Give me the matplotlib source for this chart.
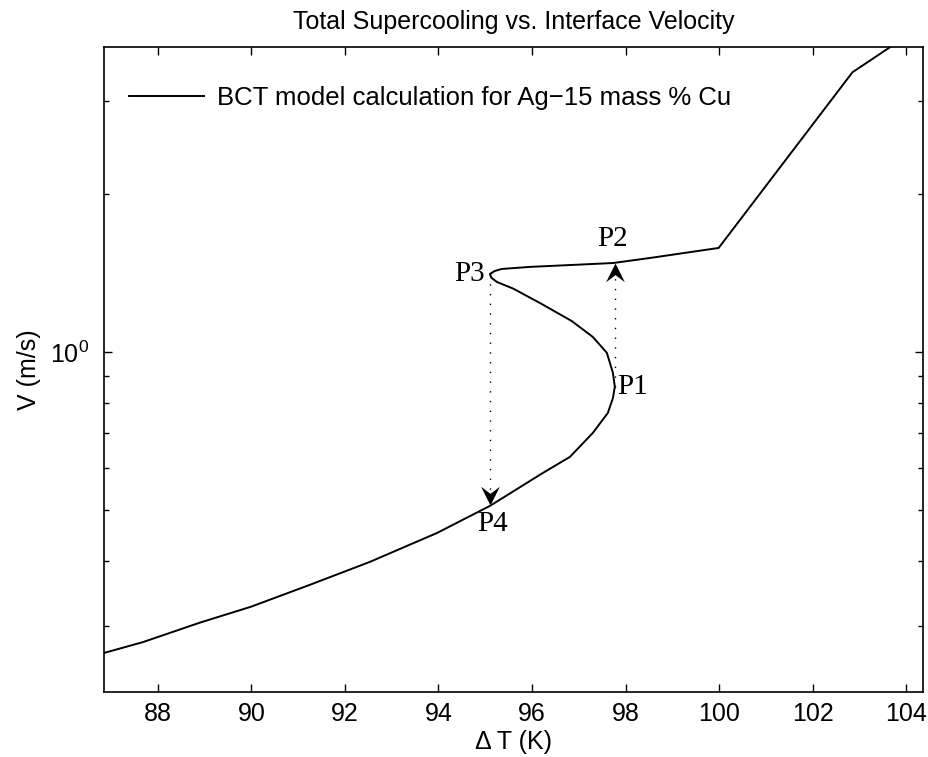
import numpy as np
import matplotlib
matplotlib.use("Agg")
import matplotlib.pyplot as plt
from matplotlib.path import Path
from matplotlib.ticker import NullFormatter

plt.rcParams['font.family'] = ['Liberation Sans', 'DejaVu Sans']

# curve, in order along the line
dT = [86.85, 87.68, 88.90, 89.99, 91.25, 92.53, 93.97, 95.10, 96.23, 96.81,
      97.30, 97.62, 97.73, 97.77, 97.73, 97.60, 97.30, 96.85, 96.20, 95.60,
      95.25, 95.13, 95.10, 95.20, 95.35, 95.95, 97.73, 98.52, 99.99, 102.85,
      103.64, 104.40]
V = [0.267, 0.280, 0.305, 0.327, 0.360, 0.398, 0.452, 0.509, 0.588, 0.631,
     0.701, 0.765, 0.817, 0.858, 0.912, 0.996, 1.068, 1.145, 1.235, 1.320,
     1.359, 1.385, 1.408, 1.426, 1.439, 1.452, 1.477, 1.510, 1.578, 3.41,
     3.80, 4.25]

# transition points
p_names = ['P1', 'P2', 'P3', 'P4']
p_x = [97.77, 97.77, 95.10, 95.10]
p_y = [0.858, 1.477, 1.408, 0.511]

title = 'Total Supercooling vs. Interface Velocity'
legend_label = 'BCT model calculation for Ag\u221215 mass % Cu'

fig = plt.figure(figsize=(9.29, 7.57), dpi=100)
ax = fig.add_axes([0.112, 0.0859, 0.8816, 0.852])

ax.plot(dT, V, color='black', lw=1.4, label=legend_label)
ax.set_yscale('log')
ax.set_xlim(86.85, 104.36)
ax.set_ylim(0.225, 3.81)
ax.set_xticks(np.arange(88, 105, 2))
ax.yaxis.set_minor_formatter(NullFormatter())

# dotted jumps with notched arrowheads
head_up = Path([(0, 0), (-0.5, -1), (0, -0.62), (0.5, -1), (0, 0)],
               [Path.MOVETO, Path.LINETO, Path.LINETO, Path.LINETO, Path.CLOSEPOLY])
head_down = Path([(0, 0), (-0.5, 1), (0, 0.62), (0.5, 1), (0, 0)],
                 [Path.MOVETO, Path.LINETO, Path.LINETO, Path.LINETO, Path.CLOSEPOLY])
for i0, i1, head in [(0, 1, head_up), (2, 3, head_down)]:
    ax.plot([p_x[i0], p_x[i1]], [p_y[i0], p_y[i1]], color='black',
            lw=1.0, linestyle=(0, (1, 6)))
    ax.plot([p_x[i1]], [p_y[i1]], marker=head, markersize=27,
            color='black', markeredgewidth=0, linestyle='none')

serif = ['Liberation Serif', 'DejaVu Serif']
offsets = [((2, 0), 'left', 'center'), ((-2, 8), 'center', 'bottom'),
           ((-4, 0), 'right', 'center'), ((2, -4), 'center', 'top')]
for name, x, y, (off, ha, va) in zip(p_names, p_x, p_y, offsets):
    ax.annotate(name, (x, y), xytext=off, textcoords='offset points',
                ha=ha, va=va, fontsize=21, family=serif)

ax.tick_params(which='both', direction='in', top=True, right=True,
               labelsize=18, width=1.0)
ax.tick_params(which='major', length=6)
ax.tick_params(which='minor', length=3.5)
ax.tick_params(axis='x', which='major', pad=7)
ax.tick_params(axis='y', which='major', pad=11)
for s in ax.spines.values():
    s.set_linewidth(1.2)

ax.set_title(title, fontsize=18, pad=13)
ax.set_xlabel('\u0394 T (K)', fontsize=18, labelpad=3)
ax.set_ylabel('V (m/s)', fontsize=18, labelpad=6)

ax.legend(loc='upper left', frameon=False, fontsize=18.5, handlelength=2.9,
          handletextpad=0.5, borderaxespad=0, borderpad=0,
          bbox_to_anchor=(0.031, 0.94))

fig.savefig('out.png', dpi=100)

## OBJECTIVE
From the listing above, copy every line that holds the string "matplotlib".

## RESPONSE TO THIS EXERCISE
Give me the matplotlib source for this chart.
import matplotlib
matplotlib.use("Agg")
import matplotlib.pyplot as plt
from matplotlib.path import Path
from matplotlib.ticker import NullFormatter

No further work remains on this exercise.